EXERCISE REQUIREMENTS -> Only the lines from the start of the data below through the line that contains "plt.rcParams['font.family'] = ['Open" are to be copied, exactly and without pictures.

Charts and diagrams as code:
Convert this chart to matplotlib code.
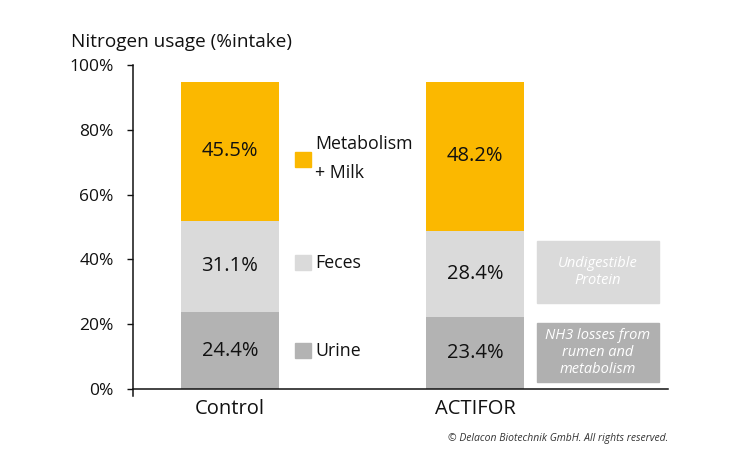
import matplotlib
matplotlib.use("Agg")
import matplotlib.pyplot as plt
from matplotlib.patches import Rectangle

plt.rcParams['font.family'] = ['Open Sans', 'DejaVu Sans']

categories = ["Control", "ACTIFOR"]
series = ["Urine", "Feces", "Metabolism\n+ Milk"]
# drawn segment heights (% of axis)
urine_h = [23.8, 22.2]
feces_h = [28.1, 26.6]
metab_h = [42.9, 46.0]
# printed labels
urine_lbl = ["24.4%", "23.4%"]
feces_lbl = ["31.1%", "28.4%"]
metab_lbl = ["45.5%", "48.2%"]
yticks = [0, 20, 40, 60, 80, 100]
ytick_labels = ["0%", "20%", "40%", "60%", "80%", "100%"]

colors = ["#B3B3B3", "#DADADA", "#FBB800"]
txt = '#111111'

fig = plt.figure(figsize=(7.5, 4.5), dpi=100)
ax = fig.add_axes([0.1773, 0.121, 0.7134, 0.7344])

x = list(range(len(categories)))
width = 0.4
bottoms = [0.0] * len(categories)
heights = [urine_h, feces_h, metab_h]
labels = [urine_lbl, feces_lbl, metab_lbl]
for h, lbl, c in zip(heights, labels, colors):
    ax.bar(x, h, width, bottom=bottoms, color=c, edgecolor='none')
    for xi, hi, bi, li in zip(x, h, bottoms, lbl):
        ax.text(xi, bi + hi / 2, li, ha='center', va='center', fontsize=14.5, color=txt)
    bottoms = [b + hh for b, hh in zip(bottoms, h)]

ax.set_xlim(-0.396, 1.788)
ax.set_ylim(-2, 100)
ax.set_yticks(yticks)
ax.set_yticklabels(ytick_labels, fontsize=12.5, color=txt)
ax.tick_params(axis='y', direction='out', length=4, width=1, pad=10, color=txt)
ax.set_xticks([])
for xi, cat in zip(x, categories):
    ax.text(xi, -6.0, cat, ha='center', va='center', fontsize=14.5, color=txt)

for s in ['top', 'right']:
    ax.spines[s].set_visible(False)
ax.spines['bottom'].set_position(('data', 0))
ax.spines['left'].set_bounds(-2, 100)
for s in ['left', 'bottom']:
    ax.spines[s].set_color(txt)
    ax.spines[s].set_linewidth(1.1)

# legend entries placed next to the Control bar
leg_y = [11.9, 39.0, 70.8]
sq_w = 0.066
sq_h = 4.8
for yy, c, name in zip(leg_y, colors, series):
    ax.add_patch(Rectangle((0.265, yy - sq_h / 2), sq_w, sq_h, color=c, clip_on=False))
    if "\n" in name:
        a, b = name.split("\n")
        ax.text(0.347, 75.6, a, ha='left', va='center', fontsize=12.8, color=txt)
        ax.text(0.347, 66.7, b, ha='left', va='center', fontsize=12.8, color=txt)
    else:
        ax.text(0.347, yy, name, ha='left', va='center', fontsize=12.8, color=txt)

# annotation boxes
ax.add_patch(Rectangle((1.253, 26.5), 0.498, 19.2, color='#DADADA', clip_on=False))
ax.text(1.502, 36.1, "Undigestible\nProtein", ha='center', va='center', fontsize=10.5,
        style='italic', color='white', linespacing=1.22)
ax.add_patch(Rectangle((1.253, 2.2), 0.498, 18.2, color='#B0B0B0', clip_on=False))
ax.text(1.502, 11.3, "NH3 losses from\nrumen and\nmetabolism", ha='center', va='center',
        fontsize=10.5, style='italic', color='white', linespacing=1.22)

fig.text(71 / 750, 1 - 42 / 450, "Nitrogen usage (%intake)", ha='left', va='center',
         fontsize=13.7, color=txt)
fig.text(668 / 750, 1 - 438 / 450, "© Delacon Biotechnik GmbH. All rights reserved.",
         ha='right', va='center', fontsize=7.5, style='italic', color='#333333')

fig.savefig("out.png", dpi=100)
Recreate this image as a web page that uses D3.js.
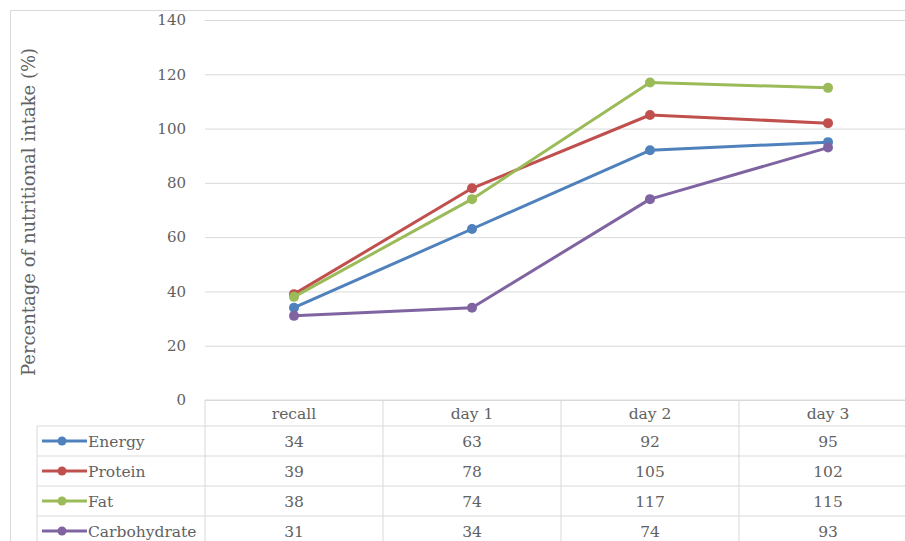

COMPLETE OUTPUT ->
Convert this chart to matplotlib code.
import matplotlib
matplotlib.use("Agg")
import matplotlib.pyplot as plt
from matplotlib.patches import Rectangle

plt.rcParams['font.family'] = ['Open Sans', 'DejaVu Sans']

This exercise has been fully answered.